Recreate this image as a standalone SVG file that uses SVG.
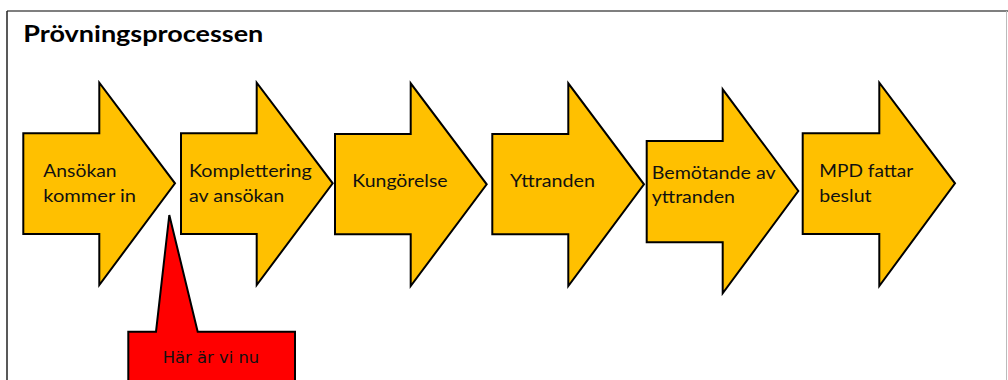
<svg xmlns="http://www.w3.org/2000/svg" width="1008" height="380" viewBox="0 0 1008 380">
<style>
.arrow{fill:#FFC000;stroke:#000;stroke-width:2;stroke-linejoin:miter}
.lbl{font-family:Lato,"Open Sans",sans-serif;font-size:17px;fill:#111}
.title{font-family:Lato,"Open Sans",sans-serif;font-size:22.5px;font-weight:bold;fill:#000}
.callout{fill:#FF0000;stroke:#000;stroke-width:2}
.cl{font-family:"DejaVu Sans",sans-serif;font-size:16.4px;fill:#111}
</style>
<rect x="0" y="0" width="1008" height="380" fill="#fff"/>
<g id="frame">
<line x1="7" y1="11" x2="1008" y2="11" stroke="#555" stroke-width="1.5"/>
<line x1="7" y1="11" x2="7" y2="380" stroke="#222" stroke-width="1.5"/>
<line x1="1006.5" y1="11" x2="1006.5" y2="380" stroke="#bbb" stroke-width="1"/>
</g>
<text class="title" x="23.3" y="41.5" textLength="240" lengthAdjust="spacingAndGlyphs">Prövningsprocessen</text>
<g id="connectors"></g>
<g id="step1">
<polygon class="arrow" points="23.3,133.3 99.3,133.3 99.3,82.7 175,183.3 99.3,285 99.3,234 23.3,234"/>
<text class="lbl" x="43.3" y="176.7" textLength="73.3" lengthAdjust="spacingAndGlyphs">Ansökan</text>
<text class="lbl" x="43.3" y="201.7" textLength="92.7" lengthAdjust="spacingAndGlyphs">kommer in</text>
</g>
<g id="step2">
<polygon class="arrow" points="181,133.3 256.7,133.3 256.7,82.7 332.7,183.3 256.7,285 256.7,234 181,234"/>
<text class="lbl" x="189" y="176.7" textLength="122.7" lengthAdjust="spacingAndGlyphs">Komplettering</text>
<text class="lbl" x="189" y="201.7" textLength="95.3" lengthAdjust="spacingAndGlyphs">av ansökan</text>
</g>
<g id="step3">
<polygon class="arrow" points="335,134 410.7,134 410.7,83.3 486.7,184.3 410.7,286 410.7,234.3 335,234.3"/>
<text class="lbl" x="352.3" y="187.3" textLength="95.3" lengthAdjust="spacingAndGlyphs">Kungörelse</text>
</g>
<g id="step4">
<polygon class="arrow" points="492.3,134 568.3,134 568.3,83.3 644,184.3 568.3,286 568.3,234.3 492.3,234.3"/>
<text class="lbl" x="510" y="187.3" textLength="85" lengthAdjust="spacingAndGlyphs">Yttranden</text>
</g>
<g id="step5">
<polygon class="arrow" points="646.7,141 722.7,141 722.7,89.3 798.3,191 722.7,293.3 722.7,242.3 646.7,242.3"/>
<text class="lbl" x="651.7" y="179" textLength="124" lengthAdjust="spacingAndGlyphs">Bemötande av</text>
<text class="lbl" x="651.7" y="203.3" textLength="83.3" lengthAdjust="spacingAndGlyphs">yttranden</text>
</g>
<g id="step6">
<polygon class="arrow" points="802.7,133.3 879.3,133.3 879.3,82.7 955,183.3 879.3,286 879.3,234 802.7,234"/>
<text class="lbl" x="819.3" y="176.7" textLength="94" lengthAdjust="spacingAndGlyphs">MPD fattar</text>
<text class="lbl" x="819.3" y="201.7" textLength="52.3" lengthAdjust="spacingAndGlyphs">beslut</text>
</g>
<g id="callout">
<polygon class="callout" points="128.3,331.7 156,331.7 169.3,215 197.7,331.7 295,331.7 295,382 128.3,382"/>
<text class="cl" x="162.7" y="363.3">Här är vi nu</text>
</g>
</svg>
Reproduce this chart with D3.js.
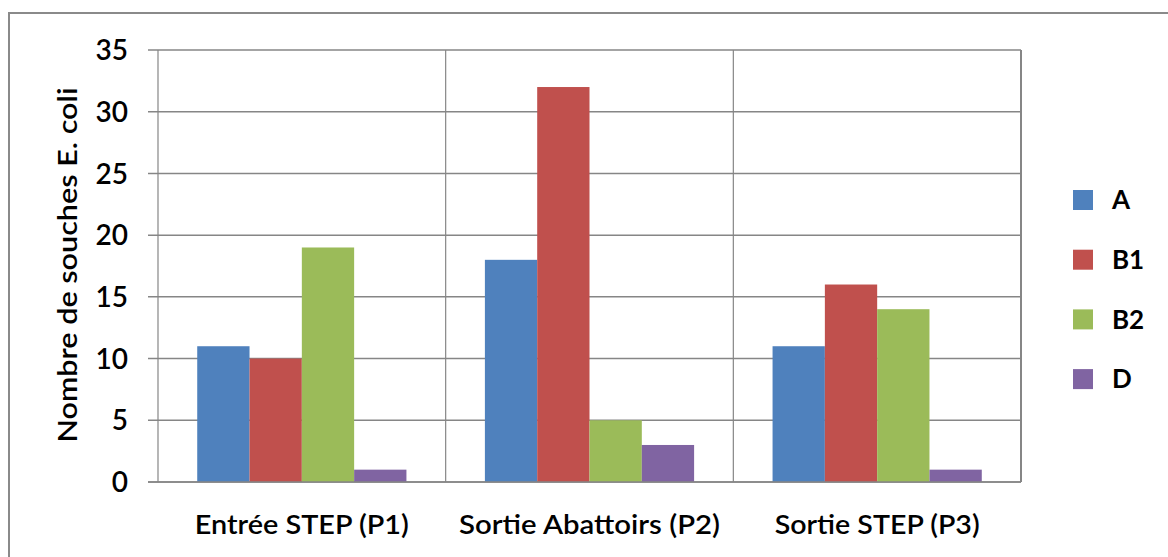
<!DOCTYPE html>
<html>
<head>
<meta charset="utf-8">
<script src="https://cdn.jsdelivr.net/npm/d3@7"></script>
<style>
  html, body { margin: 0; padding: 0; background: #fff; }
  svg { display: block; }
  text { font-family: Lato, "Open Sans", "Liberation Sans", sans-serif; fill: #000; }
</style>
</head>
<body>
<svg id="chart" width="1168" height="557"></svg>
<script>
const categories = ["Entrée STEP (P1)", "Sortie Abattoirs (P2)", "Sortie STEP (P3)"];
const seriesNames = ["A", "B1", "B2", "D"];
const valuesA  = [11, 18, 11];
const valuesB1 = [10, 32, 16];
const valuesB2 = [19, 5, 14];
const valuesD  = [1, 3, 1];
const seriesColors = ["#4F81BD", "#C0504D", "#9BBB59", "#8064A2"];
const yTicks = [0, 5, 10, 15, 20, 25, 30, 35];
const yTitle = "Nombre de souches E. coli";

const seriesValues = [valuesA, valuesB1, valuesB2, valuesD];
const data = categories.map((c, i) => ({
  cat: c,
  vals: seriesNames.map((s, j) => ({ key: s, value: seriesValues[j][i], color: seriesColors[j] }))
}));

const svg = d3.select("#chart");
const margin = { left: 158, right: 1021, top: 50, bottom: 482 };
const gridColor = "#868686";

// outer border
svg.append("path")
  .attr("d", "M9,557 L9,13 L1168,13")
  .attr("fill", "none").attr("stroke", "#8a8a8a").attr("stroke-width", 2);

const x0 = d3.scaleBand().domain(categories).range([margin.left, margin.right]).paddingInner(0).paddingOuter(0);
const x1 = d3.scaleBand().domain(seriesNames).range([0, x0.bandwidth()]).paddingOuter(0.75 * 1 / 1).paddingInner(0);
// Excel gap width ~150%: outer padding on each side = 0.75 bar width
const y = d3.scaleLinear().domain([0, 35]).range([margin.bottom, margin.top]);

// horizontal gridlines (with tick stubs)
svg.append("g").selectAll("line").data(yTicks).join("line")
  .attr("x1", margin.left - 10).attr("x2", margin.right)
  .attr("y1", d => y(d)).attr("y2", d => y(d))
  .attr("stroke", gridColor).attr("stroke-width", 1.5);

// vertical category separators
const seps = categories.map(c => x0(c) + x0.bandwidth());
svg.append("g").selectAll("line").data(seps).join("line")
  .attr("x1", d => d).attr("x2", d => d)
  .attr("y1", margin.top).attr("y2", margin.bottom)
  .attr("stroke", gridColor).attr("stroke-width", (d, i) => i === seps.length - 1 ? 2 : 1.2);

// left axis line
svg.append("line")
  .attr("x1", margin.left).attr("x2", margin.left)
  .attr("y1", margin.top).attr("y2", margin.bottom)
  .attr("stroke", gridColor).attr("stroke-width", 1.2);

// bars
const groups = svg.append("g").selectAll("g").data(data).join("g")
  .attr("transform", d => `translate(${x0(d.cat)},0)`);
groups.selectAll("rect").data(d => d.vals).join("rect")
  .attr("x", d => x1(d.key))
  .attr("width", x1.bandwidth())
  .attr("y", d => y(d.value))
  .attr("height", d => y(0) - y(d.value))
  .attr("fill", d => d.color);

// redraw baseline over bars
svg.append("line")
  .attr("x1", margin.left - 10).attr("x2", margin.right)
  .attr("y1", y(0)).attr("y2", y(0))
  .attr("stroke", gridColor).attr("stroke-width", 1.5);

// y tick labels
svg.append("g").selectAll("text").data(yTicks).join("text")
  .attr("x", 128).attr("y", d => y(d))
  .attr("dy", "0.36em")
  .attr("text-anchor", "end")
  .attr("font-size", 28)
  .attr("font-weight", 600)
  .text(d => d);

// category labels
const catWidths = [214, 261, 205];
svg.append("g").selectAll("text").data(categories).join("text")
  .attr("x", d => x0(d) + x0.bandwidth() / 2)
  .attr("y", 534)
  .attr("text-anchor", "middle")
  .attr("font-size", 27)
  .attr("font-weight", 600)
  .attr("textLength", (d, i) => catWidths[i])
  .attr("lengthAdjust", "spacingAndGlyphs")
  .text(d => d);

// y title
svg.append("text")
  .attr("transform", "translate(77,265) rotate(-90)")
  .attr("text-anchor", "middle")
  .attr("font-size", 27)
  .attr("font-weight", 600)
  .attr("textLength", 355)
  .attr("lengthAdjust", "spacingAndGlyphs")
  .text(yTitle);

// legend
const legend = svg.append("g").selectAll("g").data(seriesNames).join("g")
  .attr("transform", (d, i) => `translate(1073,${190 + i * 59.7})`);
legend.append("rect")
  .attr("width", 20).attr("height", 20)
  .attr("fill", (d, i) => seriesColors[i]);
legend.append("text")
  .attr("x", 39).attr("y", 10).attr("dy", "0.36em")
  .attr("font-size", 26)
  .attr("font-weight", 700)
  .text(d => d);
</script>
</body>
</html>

▶ [Required task]
Gather from the entries above all lines that include the string "chart".

▶ [The result]
Reproduce this chart with D3.js.
<svg id="chart" width="1168" height="557"></svg>
const svg = d3.select("#chart");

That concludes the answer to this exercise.